#### [GOAL OF THE EXERCISE]
Nothing beyond the line containing "s.set_linewidth(1)" is to be printed; print exactly each line from the start of the records below through that line, leaving out pictures.

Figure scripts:
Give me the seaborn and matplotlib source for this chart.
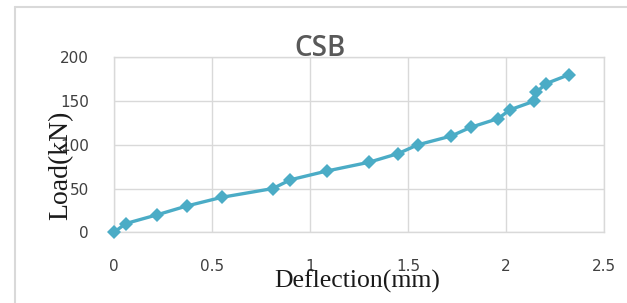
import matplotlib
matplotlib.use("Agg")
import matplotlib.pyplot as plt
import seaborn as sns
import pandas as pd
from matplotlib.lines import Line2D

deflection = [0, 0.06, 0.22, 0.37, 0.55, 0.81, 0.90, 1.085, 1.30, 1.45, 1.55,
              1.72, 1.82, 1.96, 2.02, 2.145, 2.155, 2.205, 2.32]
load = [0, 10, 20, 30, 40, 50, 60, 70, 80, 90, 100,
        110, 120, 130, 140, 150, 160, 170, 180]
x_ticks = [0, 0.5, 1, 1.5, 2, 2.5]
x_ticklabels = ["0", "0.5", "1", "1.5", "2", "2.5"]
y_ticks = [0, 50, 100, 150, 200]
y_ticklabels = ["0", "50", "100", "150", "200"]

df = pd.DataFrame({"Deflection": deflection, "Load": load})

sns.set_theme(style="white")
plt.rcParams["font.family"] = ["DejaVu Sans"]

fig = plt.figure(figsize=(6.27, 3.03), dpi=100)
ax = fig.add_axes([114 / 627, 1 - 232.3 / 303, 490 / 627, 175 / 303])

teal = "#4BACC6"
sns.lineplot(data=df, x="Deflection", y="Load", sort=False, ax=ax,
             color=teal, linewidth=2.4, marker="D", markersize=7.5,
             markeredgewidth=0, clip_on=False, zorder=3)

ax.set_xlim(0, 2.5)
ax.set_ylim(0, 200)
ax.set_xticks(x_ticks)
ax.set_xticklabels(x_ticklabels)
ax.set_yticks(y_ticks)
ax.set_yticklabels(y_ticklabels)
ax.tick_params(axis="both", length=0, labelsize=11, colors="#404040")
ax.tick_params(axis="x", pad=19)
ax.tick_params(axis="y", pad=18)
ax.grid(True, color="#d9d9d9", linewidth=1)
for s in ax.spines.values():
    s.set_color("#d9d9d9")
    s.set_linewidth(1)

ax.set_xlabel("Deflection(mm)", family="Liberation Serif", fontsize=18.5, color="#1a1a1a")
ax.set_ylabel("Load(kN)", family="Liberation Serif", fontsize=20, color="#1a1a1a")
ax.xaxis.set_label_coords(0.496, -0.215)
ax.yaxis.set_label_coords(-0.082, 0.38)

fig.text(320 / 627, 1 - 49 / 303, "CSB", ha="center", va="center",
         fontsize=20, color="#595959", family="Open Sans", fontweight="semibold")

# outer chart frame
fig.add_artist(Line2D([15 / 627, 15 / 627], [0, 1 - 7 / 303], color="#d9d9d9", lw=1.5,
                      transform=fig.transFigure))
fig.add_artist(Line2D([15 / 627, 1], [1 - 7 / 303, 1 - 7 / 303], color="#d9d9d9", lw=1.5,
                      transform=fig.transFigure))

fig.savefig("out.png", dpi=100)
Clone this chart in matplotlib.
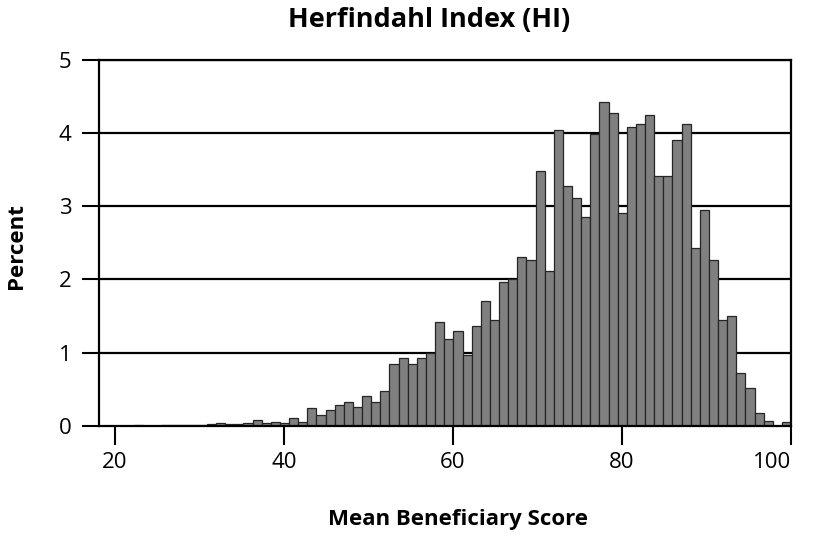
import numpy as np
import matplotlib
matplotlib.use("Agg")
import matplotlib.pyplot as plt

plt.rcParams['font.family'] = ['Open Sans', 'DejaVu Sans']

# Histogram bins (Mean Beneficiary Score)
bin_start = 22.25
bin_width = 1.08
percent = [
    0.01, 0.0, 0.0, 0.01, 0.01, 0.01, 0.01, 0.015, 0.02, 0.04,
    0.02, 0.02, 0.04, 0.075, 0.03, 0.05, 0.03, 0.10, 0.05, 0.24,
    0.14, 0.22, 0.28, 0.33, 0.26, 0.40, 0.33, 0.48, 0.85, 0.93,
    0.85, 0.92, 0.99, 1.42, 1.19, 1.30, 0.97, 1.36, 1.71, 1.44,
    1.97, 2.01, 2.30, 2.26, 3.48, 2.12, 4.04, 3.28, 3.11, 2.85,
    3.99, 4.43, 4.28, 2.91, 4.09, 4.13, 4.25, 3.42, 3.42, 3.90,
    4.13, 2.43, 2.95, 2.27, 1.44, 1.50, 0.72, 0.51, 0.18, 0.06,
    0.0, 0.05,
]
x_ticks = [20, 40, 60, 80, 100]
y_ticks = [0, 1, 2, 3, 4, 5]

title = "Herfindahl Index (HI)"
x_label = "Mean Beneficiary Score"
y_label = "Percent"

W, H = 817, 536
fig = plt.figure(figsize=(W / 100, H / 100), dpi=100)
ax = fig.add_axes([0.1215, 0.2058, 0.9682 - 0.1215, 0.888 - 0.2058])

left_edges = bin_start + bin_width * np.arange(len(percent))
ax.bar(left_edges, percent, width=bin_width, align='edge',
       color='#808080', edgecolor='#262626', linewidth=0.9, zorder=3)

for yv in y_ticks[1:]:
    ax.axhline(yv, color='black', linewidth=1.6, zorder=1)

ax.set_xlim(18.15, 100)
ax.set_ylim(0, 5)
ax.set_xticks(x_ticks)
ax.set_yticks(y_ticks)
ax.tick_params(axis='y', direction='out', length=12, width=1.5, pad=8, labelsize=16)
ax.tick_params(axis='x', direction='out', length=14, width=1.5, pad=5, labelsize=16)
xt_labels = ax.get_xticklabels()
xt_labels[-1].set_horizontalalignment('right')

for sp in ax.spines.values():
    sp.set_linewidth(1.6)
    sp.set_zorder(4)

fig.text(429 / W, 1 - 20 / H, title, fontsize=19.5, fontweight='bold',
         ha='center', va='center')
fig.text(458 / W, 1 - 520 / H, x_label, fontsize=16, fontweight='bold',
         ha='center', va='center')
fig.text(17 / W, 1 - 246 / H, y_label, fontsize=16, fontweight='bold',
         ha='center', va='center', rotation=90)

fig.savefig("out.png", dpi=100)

#### [FINAL RESULT]
Give me the seaborn and matplotlib source for this chart.
import matplotlib
matplotlib.use("Agg")
import matplotlib.pyplot as plt
import seaborn as sns
import pandas as pd
from matplotlib.lines import Line2D

deflection = [0, 0.06, 0.22, 0.37, 0.55, 0.81, 0.90, 1.085, 1.30, 1.45, 1.55,
              1.72, 1.82, 1.96, 2.02, 2.145, 2.155, 2.205, 2.32]
load = [0, 10, 20, 30, 40, 50, 60, 70, 80, 90, 100,
        110, 120, 130, 140, 150, 160, 170, 180]
x_ticks = [0, 0.5, 1, 1.5, 2, 2.5]
x_ticklabels = ["0", "0.5", "1", "1.5", "2", "2.5"]
y_ticks = [0, 50, 100, 150, 200]
y_ticklabels = ["0", "50", "100", "150", "200"]

df = pd.DataFrame({"Deflection": deflection, "Load": load})

sns.set_theme(style="white")
plt.rcParams["font.family"] = ["DejaVu Sans"]

fig = plt.figure(figsize=(6.27, 3.03), dpi=100)
ax = fig.add_axes([114 / 627, 1 - 232.3 / 303, 490 / 627, 175 / 303])

teal = "#4BACC6"
sns.lineplot(data=df, x="Deflection", y="Load", sort=False, ax=ax,
             color=teal, linewidth=2.4, marker="D", markersize=7.5,
             markeredgewidth=0, clip_on=False, zorder=3)

ax.set_xlim(0, 2.5)
ax.set_ylim(0, 200)
ax.set_xticks(x_ticks)
ax.set_xticklabels(x_ticklabels)
ax.set_yticks(y_ticks)
ax.set_yticklabels(y_ticklabels)
ax.tick_params(axis="both", length=0, labelsize=11, colors="#404040")
ax.tick_params(axis="x", pad=19)
ax.tick_params(axis="y", pad=18)
ax.grid(True, color="#d9d9d9", linewidth=1)
for s in ax.spines.values():
    s.set_color("#d9d9d9")
    s.set_linewidth(1)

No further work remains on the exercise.